Bir de üzerinde golf yapılan, golf topunun deliğe girmesinden başka bir risk taşımayan alanları gittiler riskli alana aldılar, “rezerv konut sahası” ilan ettiler ve bu alanlarda, rezerv konut sahasında 3 milyon dolara, 5 milyon dolara konut üretip yandaşlarınıza satacaklar!!
İSTE AKP İKTİDARININ HALKA REVA GÖRDÜĞÜ SOSYAL KONUT ANLAYIŞI BU”
İstanbul Seyrantepe’de polis lojmanları vardı, polislerin bin liraya, 1.100 liraya barındıkları lojmanlar vardı. 1.500 lojmanı yıktınız, bir plan geçirdiniz. Şimdi orada bir inşaat yapılıyor, satış fiyatları 3+1 daire 30 milyonla 50 milyon arasında. Bir polis memuru eşi de polis memuru, memuriyete başladı; on yıl, yirmi yıl, otuz yıl, kırk yıl, elli yıl çalışsa bir tek simit yemese para biriktirse bu lojmanlarda yapılan konutlardan 3+1 daireyi satın alamaz. İşte, bu AKP iktidarının halka reva gördüğü sosyal konut anlayışı budur.
“ŞEHİRLERİMİZİ MÜLTECİLERLE ÇÖKÜNTÜ ALANINA DÖNÜŞTÜRDÜLER. İSTANBUL’UN TARİHİ YARIMADASININ KİMLİĞİNİ, KÜLTÜRÜNÜ ORTADAN KALDIRDILAR”
Şimdi yapılması gereken nedir?
Bu tür alanlarda riskli yapı stokuna girmiş, artık yaş haddi dolmuş olan konutlarla ilgili uzun vadeli, düşük faizli kredilerle bu emekli insanların evlerini dönüştürmesine fırsat yaratmak gerekiyor. Yani kaynakları rantiyeye değil, kaynakları emeklilere, işçilere, yoksullara vermek, kendi halkına vermek gerekiyor.

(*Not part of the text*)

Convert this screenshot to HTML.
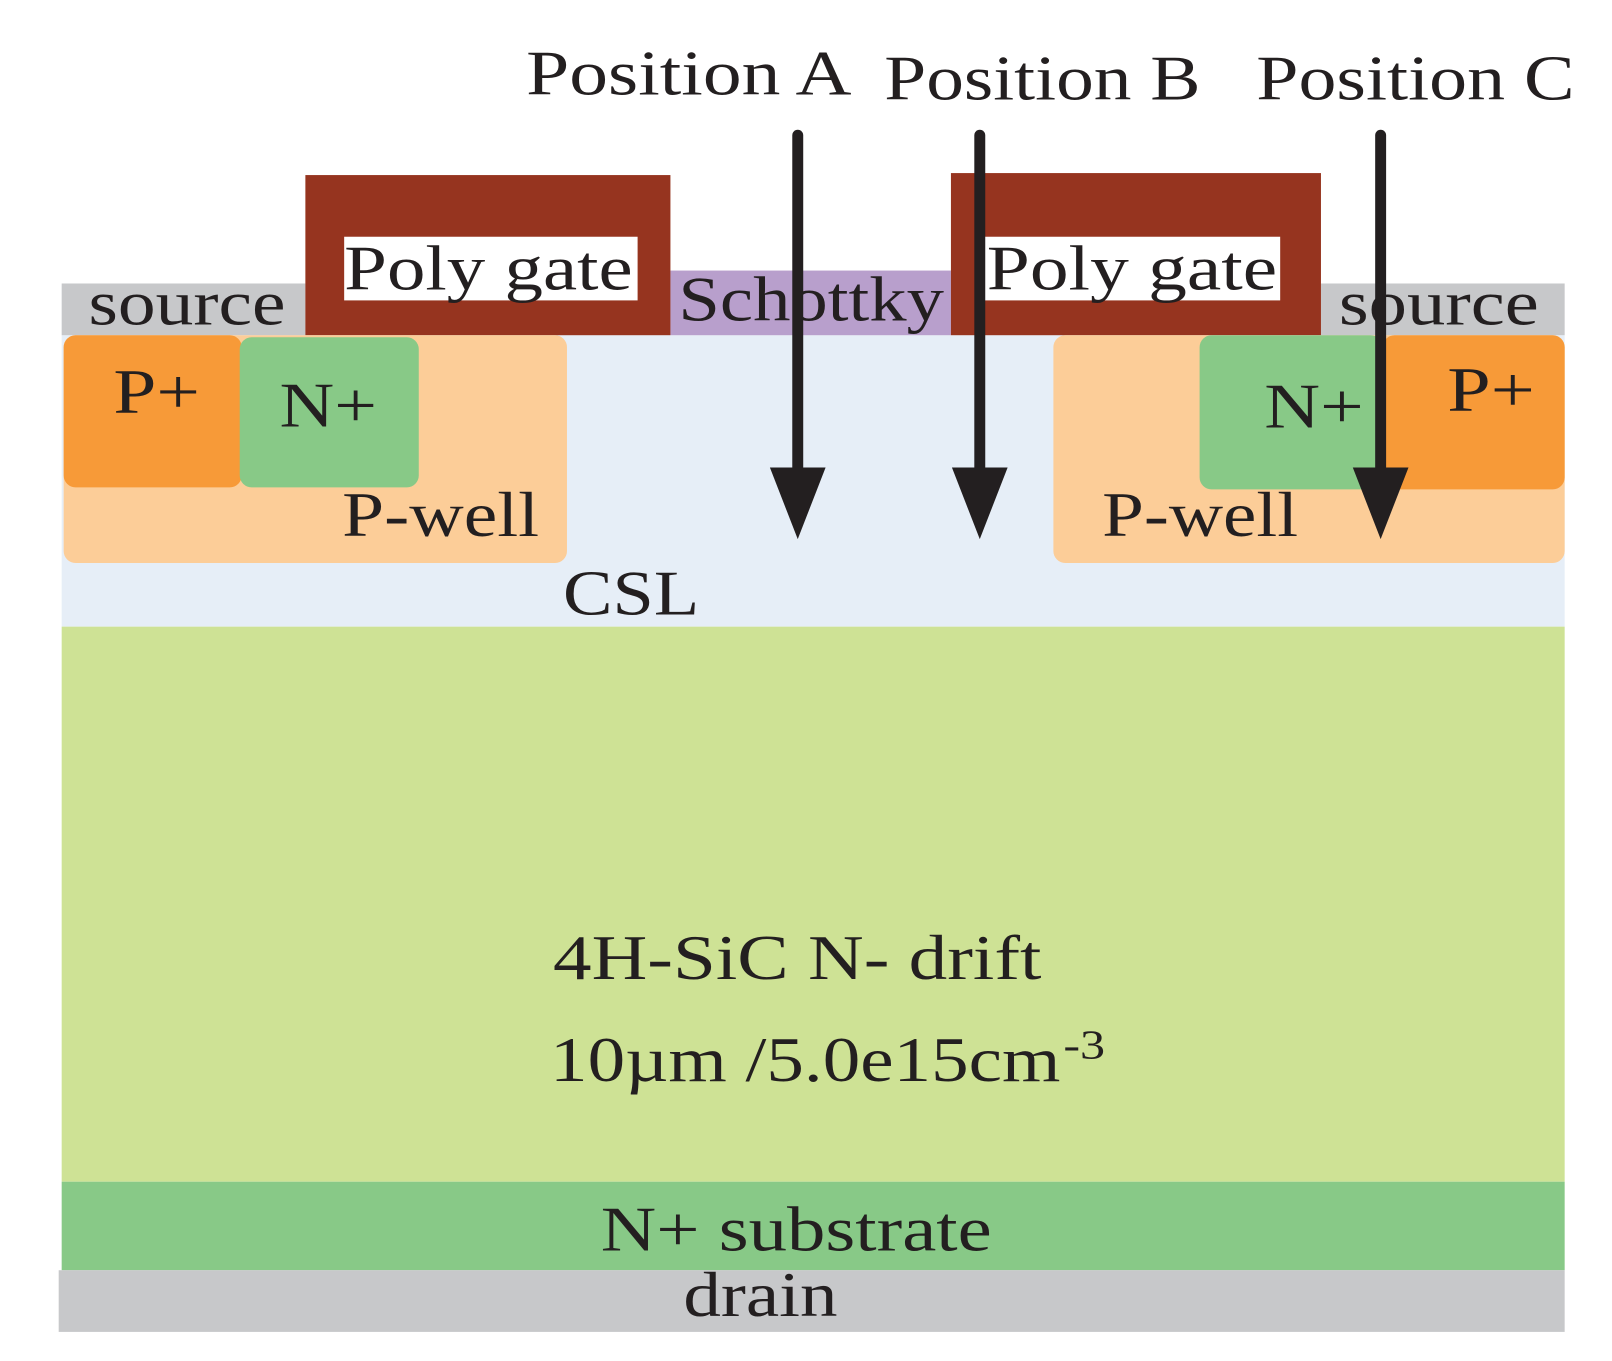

“UYDURULMUŞ MAHKEMELERDE HAKSIZ YERE TUTUKLADIKLARI CAN YOLDAŞLARIMIZIN YANINDAYIZ. ONLAR ASLA YALNIZ DEĞİLLER”
Taksim Gezi Parkı’nda yitirdiğimiz bütün canları saygıyla anıyorum.
Uydurulmuş mahkemelerde haksız yere tutukladıkları Mücella Yapıcı’ya, Çiğdem Mater’e, Mine Özerden’e, Can Atalay’a, Tayfun Kahraman’a, Hakan Altınay’a selam olsun. Onları asla yalnız bırakmayacağız.
Ankara’nın yağmalanmasına, TOGO Kuleleri gibi çarpık kentleşmeye karşı çıkan Ankara Mimarlar Odası Başkanı Tezcan Karakuş Candan’ı uydurma kararlarla memuriyetten attılar, oda üyesi Ali Atakan’ı disiplin kurulu kararıyla memuriyetten attılar.
Buradan herkes bilsin ve duysun ki bu iktidarın almış olduğu insani olmayan kararları seçimden sonra derhâl yok hükmünde sayacağız, bu insanlara haklarını geri vereceğiz.”